The Company estimates the fair value of its variable rate debt by taking into account general market conditions and the estimated credit terms it could obtain for debt with a similar maturity and that is classified within level 3 of the fair value hierarchy. As of December 31, 2022, the Company’s variable rate debt consists of its revolving credit facility, its delayed-draw term loan and its construction loan. The estimated fair value of the Company’s variable rate debt as of December 31, 2022 and 2021 was $39.3 million and $105.0 million, respectively.
The Company's mortgage debt agreements contain “cash trap” provisions that are triggered when the hotel’s operating results fall below a certain debt service coverage ratio or debt yield. When these provisions are triggered, all of the excess cash flow generated by the hotel is deposited directly into cash management accounts for the benefit of the lenders until a specified debt service coverage ratio or debt yield is reached. Such provisions do not allow the lender the right to accelerate repayment of the underlying debt. As of December 31, 2022, five of our mortgage debt lenders have enforced cash trap provisions resulting in $8.0 million of restricted cash. The Company does not expect that such cash traps will affect its ability to satisfy its short-term liquidity requirements.
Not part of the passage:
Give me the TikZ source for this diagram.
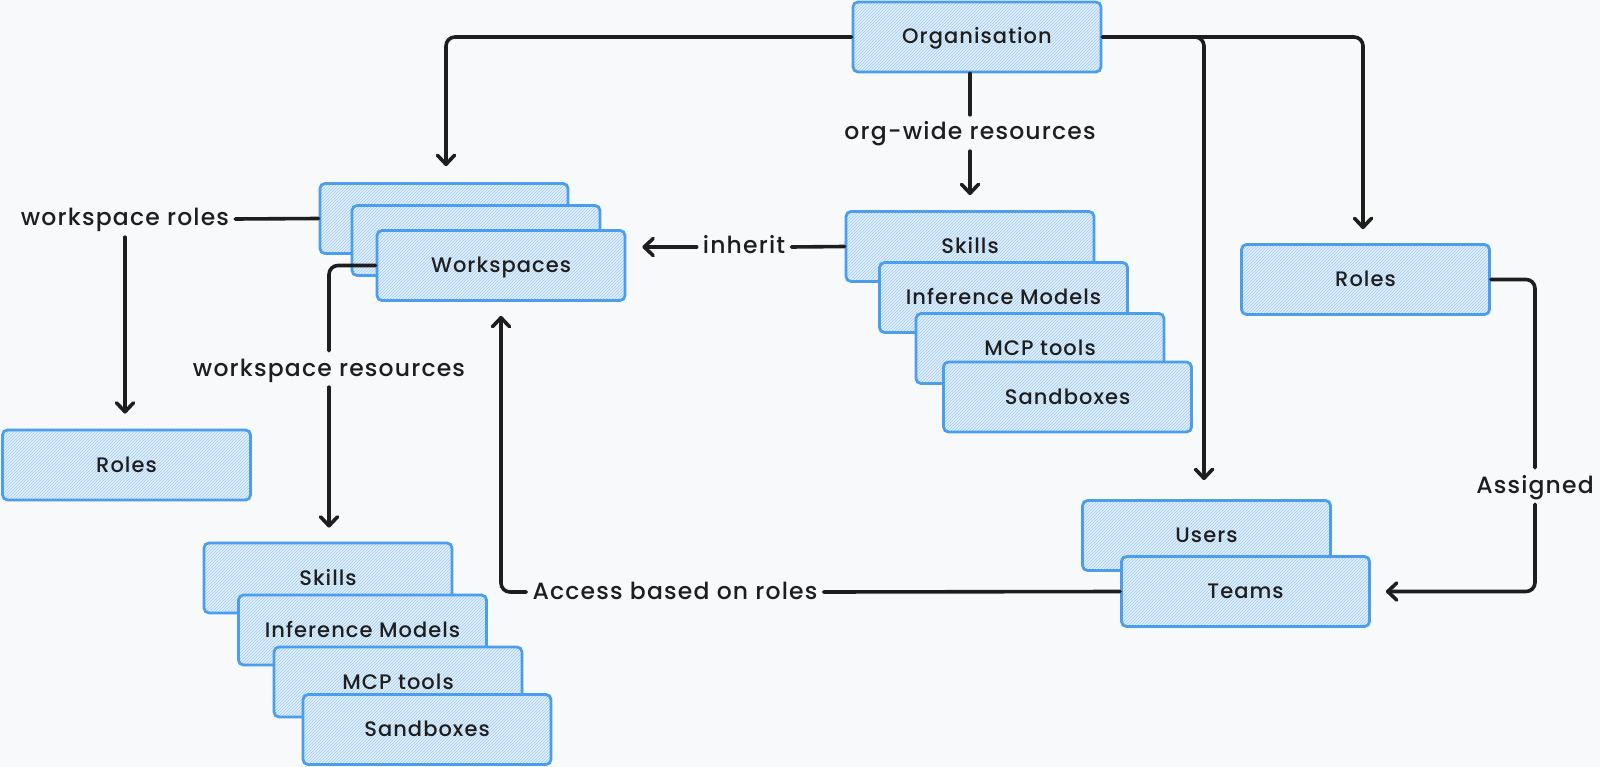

Future scheduled principal payments of debt obligations as of December 31, 2022, for each of the next five calendar years and thereafter are as follows (in thousands):
 Amount
2023$117,962 
2024336,334 
202515,961 
2026— 
2027— 
Thereafter— 
Total debt before unamortized debt issue costs$470,257 
Unamortized mortgage debt issue costs(373)
Total debt outstanding$469,884 






Accounting for Derivative Instruments
The Company has entered into interest rate cap agreements to hedge against interest rate fluctuations related to the construction loan for the Home2 Woodland Hills hotel. The Company records its derivative instruments on the balance sheet at their estimated fair values. Changes in the fair value of the derivatives are recorded each period in current earnings or in other comprehensive income, depending on whether a derivative is designated as part of a hedging relationship and, if it is, depending on the type of hedging relationship. The Company's interest rate caps are not designated as a hedge but to eliminate the incremental cost to the Company if the one-month LIBOR were to exceed 3.5%. Accordingly, the interest rate caps are recorded on the balance sheet under prepaid expenses and other assets at the estimated fair value and realized and unrealized changes in the fair value are reported in the consolidated statements of operations. As of December 31, 2022, the fair value of the interest rate caps were $0.8 million.